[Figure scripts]
= = = = = = =
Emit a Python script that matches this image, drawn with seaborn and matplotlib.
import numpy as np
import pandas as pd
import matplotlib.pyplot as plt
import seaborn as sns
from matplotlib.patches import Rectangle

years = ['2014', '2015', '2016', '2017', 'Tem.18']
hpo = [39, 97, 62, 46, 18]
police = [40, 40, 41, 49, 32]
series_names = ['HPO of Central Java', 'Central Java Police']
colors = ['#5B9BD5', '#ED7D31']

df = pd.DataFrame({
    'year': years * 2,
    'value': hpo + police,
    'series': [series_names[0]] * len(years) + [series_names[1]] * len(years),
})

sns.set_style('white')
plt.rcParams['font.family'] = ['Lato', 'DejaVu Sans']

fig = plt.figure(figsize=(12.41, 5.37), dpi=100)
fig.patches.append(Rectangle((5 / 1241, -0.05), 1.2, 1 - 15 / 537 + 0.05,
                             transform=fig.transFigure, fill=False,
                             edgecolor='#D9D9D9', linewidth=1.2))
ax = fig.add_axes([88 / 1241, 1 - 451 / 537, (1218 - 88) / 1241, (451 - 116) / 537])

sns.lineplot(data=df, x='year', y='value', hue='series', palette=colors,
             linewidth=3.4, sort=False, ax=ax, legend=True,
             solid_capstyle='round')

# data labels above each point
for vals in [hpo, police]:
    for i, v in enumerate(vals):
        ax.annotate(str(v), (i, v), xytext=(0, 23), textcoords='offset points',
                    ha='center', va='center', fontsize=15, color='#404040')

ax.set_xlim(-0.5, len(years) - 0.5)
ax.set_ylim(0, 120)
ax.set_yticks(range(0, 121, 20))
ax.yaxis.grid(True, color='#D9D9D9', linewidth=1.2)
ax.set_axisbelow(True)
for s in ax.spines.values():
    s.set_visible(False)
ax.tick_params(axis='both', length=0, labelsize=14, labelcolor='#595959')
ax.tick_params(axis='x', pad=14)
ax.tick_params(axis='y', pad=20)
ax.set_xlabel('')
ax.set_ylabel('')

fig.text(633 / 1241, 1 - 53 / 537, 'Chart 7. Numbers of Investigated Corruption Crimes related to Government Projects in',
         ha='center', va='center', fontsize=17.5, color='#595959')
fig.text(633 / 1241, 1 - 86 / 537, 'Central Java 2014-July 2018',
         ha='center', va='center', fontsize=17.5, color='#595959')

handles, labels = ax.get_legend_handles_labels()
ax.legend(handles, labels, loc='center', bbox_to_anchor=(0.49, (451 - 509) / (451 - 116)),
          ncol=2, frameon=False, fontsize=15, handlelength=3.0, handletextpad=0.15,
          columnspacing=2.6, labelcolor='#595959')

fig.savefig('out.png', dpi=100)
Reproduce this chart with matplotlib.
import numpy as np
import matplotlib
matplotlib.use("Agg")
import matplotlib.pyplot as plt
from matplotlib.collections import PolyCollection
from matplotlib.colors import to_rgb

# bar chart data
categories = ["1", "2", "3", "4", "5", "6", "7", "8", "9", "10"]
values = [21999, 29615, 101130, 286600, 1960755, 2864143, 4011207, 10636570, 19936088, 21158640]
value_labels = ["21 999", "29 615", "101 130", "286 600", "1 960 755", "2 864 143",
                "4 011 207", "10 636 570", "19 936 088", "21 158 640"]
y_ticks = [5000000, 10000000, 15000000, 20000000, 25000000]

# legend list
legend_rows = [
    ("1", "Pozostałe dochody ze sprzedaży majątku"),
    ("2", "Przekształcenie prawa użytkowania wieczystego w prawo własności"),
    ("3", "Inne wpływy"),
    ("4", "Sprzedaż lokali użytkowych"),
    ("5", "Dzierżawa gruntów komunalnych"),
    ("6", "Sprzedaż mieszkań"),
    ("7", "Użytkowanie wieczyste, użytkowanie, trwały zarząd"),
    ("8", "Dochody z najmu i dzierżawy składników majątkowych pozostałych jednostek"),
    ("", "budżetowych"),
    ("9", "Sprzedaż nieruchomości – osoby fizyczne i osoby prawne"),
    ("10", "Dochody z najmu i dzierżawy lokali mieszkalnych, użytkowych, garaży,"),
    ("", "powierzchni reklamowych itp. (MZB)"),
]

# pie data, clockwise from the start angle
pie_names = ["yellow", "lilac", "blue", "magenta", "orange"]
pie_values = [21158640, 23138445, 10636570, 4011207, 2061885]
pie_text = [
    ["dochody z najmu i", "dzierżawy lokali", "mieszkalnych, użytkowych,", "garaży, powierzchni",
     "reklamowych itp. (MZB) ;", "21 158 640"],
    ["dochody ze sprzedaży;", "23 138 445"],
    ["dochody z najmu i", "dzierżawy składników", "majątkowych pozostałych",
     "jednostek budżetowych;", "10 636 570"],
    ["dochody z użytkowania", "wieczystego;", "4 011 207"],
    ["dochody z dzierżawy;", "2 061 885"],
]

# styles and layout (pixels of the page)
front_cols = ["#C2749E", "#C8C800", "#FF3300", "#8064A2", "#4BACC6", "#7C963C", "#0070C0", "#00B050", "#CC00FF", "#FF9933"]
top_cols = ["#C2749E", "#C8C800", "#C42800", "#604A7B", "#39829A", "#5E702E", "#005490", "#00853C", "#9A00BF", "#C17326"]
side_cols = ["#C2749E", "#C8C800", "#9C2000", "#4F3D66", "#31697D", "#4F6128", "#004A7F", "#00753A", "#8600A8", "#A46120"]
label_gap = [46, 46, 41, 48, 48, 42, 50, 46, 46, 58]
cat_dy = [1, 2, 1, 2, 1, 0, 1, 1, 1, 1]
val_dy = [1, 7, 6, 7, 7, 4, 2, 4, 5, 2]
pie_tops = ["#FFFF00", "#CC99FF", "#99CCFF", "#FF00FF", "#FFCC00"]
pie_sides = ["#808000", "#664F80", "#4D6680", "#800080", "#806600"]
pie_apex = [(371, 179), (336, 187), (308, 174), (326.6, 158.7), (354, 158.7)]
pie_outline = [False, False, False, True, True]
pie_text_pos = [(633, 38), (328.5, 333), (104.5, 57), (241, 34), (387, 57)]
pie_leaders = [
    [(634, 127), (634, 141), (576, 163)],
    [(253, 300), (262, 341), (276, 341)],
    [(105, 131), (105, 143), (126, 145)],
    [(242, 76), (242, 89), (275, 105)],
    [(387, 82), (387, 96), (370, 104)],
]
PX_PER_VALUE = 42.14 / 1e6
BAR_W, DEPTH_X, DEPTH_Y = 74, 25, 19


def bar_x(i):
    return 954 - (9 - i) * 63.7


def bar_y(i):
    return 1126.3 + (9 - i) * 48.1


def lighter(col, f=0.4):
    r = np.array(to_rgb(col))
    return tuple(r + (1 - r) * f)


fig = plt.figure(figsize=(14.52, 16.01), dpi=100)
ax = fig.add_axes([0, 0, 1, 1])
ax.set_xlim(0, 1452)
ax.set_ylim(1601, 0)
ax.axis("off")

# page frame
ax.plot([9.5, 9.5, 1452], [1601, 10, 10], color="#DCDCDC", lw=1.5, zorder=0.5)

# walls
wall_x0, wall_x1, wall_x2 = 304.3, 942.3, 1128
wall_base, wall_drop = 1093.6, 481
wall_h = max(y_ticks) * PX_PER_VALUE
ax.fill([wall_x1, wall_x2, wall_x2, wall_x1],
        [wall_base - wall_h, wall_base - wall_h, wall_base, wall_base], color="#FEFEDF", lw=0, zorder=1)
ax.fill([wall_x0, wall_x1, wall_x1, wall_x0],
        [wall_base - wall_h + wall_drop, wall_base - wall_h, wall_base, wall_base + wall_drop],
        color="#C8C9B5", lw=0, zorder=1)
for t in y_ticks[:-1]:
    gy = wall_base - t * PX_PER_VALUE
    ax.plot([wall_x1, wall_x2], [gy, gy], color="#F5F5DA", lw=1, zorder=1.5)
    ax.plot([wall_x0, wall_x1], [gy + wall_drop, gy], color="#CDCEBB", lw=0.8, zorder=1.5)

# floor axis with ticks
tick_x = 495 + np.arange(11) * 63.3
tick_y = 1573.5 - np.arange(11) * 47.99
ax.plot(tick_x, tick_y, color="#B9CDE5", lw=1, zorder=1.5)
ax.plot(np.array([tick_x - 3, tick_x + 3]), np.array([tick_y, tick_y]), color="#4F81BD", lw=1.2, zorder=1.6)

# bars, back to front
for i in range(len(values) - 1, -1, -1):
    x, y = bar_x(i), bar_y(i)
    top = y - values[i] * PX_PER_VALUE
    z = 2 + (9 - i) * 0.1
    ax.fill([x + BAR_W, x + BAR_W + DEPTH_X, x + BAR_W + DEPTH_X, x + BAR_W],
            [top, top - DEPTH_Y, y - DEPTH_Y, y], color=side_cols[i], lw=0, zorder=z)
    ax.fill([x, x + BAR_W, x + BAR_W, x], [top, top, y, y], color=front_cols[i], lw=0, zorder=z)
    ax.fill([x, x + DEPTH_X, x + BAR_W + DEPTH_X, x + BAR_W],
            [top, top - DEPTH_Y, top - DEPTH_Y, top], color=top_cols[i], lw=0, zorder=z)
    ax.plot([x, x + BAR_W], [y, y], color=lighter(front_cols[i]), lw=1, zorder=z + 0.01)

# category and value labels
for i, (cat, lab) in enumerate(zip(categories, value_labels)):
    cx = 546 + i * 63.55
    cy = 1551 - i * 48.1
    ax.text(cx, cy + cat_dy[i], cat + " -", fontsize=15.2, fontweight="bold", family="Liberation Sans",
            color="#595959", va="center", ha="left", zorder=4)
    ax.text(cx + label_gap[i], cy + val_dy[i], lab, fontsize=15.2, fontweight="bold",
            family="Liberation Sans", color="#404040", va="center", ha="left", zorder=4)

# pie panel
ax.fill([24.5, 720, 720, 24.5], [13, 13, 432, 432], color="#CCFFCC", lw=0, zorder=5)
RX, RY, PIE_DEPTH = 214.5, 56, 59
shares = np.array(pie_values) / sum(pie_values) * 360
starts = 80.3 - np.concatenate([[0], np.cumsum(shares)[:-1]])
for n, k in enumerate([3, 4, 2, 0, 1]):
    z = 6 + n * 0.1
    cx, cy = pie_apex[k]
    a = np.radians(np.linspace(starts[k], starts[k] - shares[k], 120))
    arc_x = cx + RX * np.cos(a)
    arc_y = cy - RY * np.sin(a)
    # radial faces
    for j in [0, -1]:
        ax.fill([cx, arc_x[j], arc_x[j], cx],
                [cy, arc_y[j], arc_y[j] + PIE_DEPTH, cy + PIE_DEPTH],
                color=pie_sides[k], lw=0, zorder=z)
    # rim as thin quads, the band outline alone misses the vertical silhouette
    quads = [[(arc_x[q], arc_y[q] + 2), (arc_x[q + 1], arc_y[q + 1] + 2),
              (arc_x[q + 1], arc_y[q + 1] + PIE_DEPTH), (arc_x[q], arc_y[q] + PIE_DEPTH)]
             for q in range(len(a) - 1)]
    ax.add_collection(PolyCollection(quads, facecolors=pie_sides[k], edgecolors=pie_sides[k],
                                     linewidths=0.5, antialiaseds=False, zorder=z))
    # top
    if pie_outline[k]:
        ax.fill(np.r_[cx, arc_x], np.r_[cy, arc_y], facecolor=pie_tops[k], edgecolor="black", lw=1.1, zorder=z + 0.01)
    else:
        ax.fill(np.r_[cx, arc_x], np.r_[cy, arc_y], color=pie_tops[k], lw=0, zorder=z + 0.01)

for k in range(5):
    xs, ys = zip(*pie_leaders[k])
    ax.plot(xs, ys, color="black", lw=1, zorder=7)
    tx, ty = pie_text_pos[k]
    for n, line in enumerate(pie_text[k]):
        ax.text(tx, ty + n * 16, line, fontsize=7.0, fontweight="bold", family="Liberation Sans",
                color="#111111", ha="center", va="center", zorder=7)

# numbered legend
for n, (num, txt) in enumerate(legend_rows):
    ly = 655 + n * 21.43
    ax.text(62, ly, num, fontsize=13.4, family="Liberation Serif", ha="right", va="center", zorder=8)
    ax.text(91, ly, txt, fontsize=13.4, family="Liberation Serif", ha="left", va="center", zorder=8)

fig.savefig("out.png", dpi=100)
= = = = = = =
Retype the entries above exactly, but only from the line containing "Reproduce this chart with matplotlib." through the line containing "from matplotlib.colors import to_rgb", both included.

_SOLUTION TO THIS PROBLEM_.
Reproduce this chart with matplotlib.
import numpy as np
import matplotlib
matplotlib.use("Agg")
import matplotlib.pyplot as plt
from matplotlib.collections import PolyCollection
from matplotlib.colors import to_rgb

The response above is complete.